Arizona Gov. Doug Ducey sent Uber Technologies Inc. a strongly worded letter Monday suspending the company's testing of self-driving vehicles in the state, saying the death of a pedestrian who was struck by a driverless SUV this month was an "unquestionable failure to comply" with safe procedures.
Uber responded by pointing out that it has already suspended its entire testing program across North America, while saying it would "keep a dialogue open with the Governor's office."
In the letter, which was addressed to Uber Chief Executive Dara Khosrowshahi and was dated Monday, more than a week after the March 18 accident, Ducey said video of the collision released last week by police in Tempe, near Phoenix, "raises many questions about the ability of Uber to continue testing in Arizona."
"Improving public safety has always been the emphasis of Arizona's approach to autonomous vehicle testing, and my expectation is that public safety is also the top priority for all who operate this technology in the state of Arizona," Ducey wrote. "The incident that took place on March 18 is an unquestionable failure to comply with this expectation."
The video released by police last week shows the Uber vehicle, a 2017 Volvo XC90 SUV that was operating in autonomous mode, striking and killing Elaine Herzberg, 49, as she crossed the street walking a bicycle with her. The SUV didn't slow down or alter its course to avoid her, the video shows.
In a statement posted to the Twitter account of Uber's communications team, the company pointed out that it had already suspended testing of all self-driving vehicles in the four cities where it had been under way: San Francisco, Pittsburgh, Phoenix and Toronto.

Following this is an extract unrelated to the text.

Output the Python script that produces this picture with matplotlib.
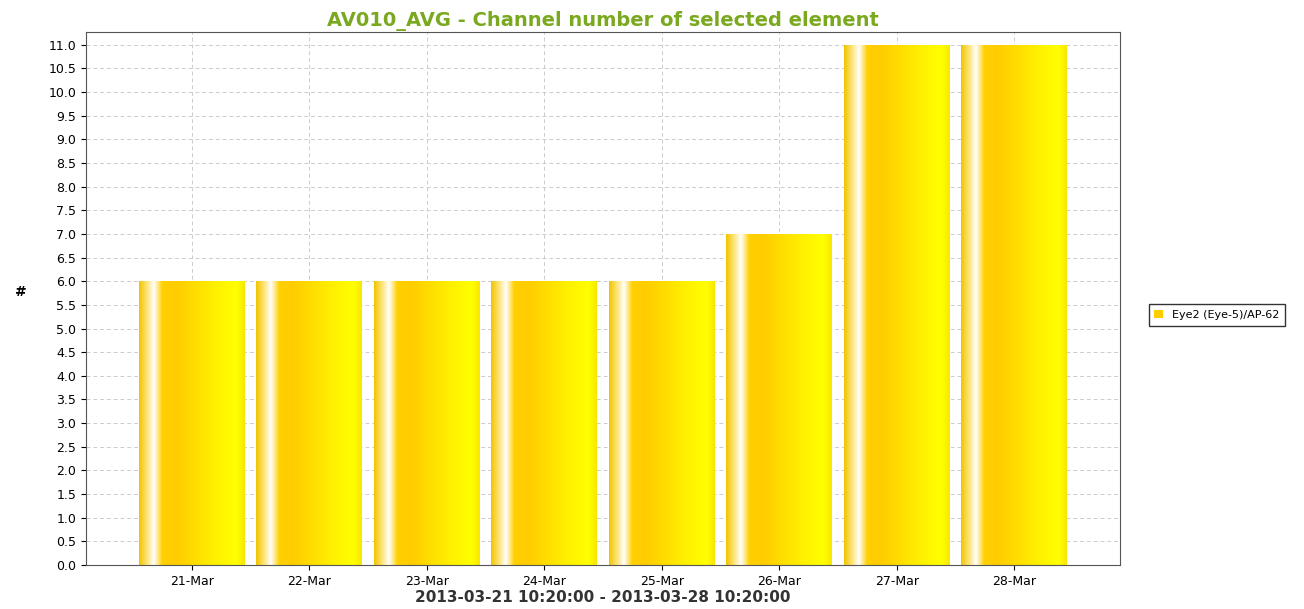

"We continue to help investigators in any way we can, and we'll keep a dialogue open with the Governor's office to address any concerns they have," it said.
Ducey's action represents a reversal of course for the governor, who issued an executive order in 2015 inviting self-driving vehicle companies to the state without enacting new regulations. In December 2016, he urged Uber to move its California testing to Arizona after California revoked the company's permits over an unpaid permit fee.
"Arizona welcomes Uber self-driving cars with open arms and wide open roads," Ducey wrote at the time, adding: "California may not want you, but we do."
Two months later, Ducey even took the first ride when Uber began its testing in the Tempe area — video of which the governor's office posted on its own site.
The National Transportation Safety Board is investigating this month's accident.